* [GOAL] Will you output the entries below exactly, skipping every image they contain?
─── INPUT DATA ───
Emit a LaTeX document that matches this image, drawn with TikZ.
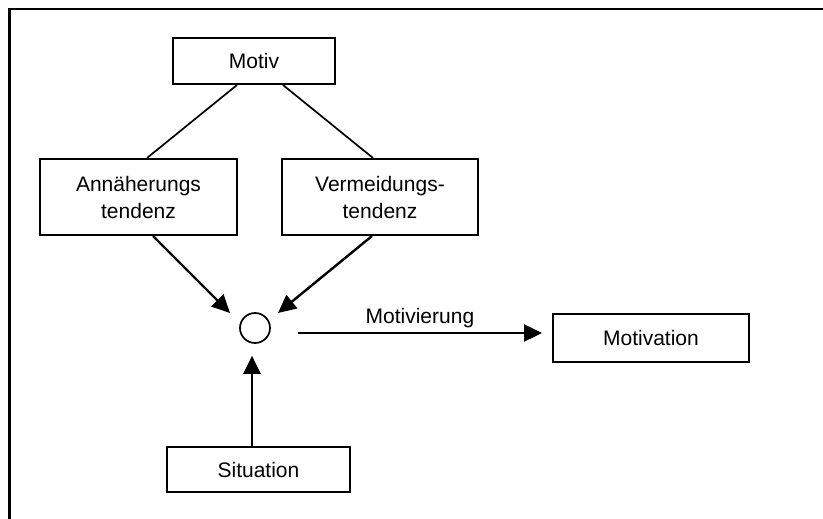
\documentclass[tikz,border=0pt]{standalone}
\usepackage{fontspec}
\setmainfont{Liberation Sans}
\usetikzlibrary{arrows.meta,calc}
\begin{document}
\begin{tikzpicture}[x=1pt,y=-1pt,
  every node/.style={font=\fontsize{21}{27}\selectfont},
  box/.style={draw,line width=2pt,rectangle,inner sep=0pt,align=center},
  link/.style={line width=1.7pt},
  arr/.style={line width=2.4pt,-{Triangle[length=18pt,width=17pt]}}]
  \useasboundingbox (0,0) rectangle (823,519);
  % open frame: only top and left sides
  \draw[line width=2.5pt] (9.5,519) -- (9.5,9) -- (823,9);

  \node[box,minimum width=162pt,minimum height=46pt] (motiv) at (254,61) {Motiv};
  \node[box,minimum width=197pt,minimum height=76pt] (annae) at (138.5,197) {Annäherungs\\tendenz};
  \node[box,minimum width=196pt,minimum height=76pt] (verm) at (380,197) {Vermeidungs-\\tendenz};
  \node[draw,circle,line width=1.7pt,minimum size=30pt,inner sep=0pt] (knot) at (255,328) {};
  \node[box,minimum width=196pt,minimum height=48pt] (motivation) at (651,338) {Motivation};
  \node[box,minimum width=183pt,minimum height=45pt] (sit) at (258.5,469.5) {Situation};

  % motive splits into the two tendencies
  \draw[link] ($(motiv.south)+(-17,0)$) -- ($(annae.north)+(8.5,0)$);
  \draw[link] ($(motiv.south)+(29,0)$) -- ($(verm.north)+(-7,0)$);

  % tendencies and situation meet in the knot
  \draw[arr] ($(annae.south)+(14.5,0)$) -- ($(knot)+(-25,-15)$);
  \draw[arr] ($(verm.south)+(-8,0)$) -- ($(knot)+(23,-15)$);
  \draw[arr] ($(sit.north)+(-6.5,0)$) -- ($(knot.south)+(-3,12)$);

  % outcome
  \draw[arr] ($(knot.east)+(27,5)$) -- node[above=1pt] {Motivierung} ($(motivation.west)+(-10,-5)$);
\end{tikzpicture}
\end{document}
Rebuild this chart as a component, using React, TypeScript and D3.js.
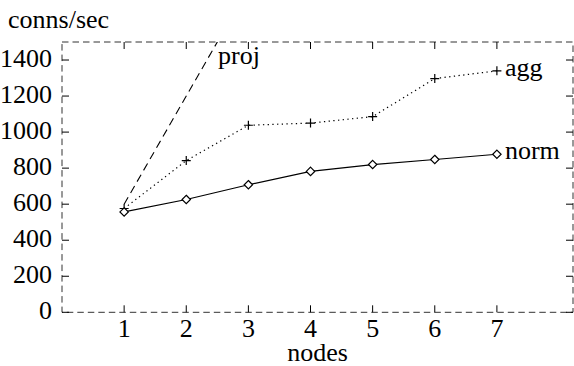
───
* [TASK RESULT]
Emit a LaTeX document that matches this image, drawn with TikZ.
\documentclass[tikz,border=0pt]{standalone}
\usepackage{fontspec}
\setmainfont{Liberation Sans}
\usetikzlibrary{arrows.meta,calc}
\begin{document}
\begin{tikzpicture}[x=1pt,y=-1pt,
  every node/.style={font=\fontsize{21}{27}\selectfont},
  box/.style={draw,line width=2pt,rectangle,inner sep=0pt,align=center},
  link/.style={line width=1.7pt},
  arr/.style={line width=2.4pt,-{Triangle[length=18pt,width=17pt]}}]
  \useasboundingbox (0,0) rectangle (823,519);
  % open frame: only top and left sides
  \draw[line width=2.5pt] (9.5,519) -- (9.5,9) -- (823,9);

  \node[box,minimum width=162pt,minimum height=46pt] (motiv) at (254,61) {Motiv};
  \node[box,minimum width=197pt,minimum height=76pt] (annae) at (138.5,197) {Annäherungs\\tendenz};
  \node[box,minimum width=196pt,minimum height=76pt] (verm) at (380,197) {Vermeidungs-\\tendenz};
  \node[draw,circle,line width=1.7pt,minimum size=30pt,inner sep=0pt] (knot) at (255,328) {};
  \node[box,minimum width=196pt,minimum height=48pt] (motivation) at (651,338) {Motivation};
  \node[box,minimum width=183pt,minimum height=45pt] (sit) at (258.5,469.5) {Situation};

  % motive splits into the two tendencies
  \draw[link] ($(motiv.south)+(-17,0)$) -- ($(annae.north)+(8.5,0)$);
  \draw[link] ($(motiv.south)+(29,0)$) -- ($(verm.north)+(-7,0)$);

  % tendencies and situation meet in the knot
  \draw[arr] ($(annae.south)+(14.5,0)$) -- ($(knot)+(-25,-15)$);
  \draw[arr] ($(verm.south)+(-8,0)$) -- ($(knot)+(23,-15)$);
  \draw[arr] ($(sit.north)+(-6.5,0)$) -- ($(knot.south)+(-3,12)$);

  % outcome
  \draw[arr] ($(knot.east)+(27,5)$) -- node[above=1pt] {Motivierung} ($(motivation.west)+(-10,-5)$);
\end{tikzpicture}
\end{document}
Rebuild this chart as a component, using React, TypeScript and D3.js.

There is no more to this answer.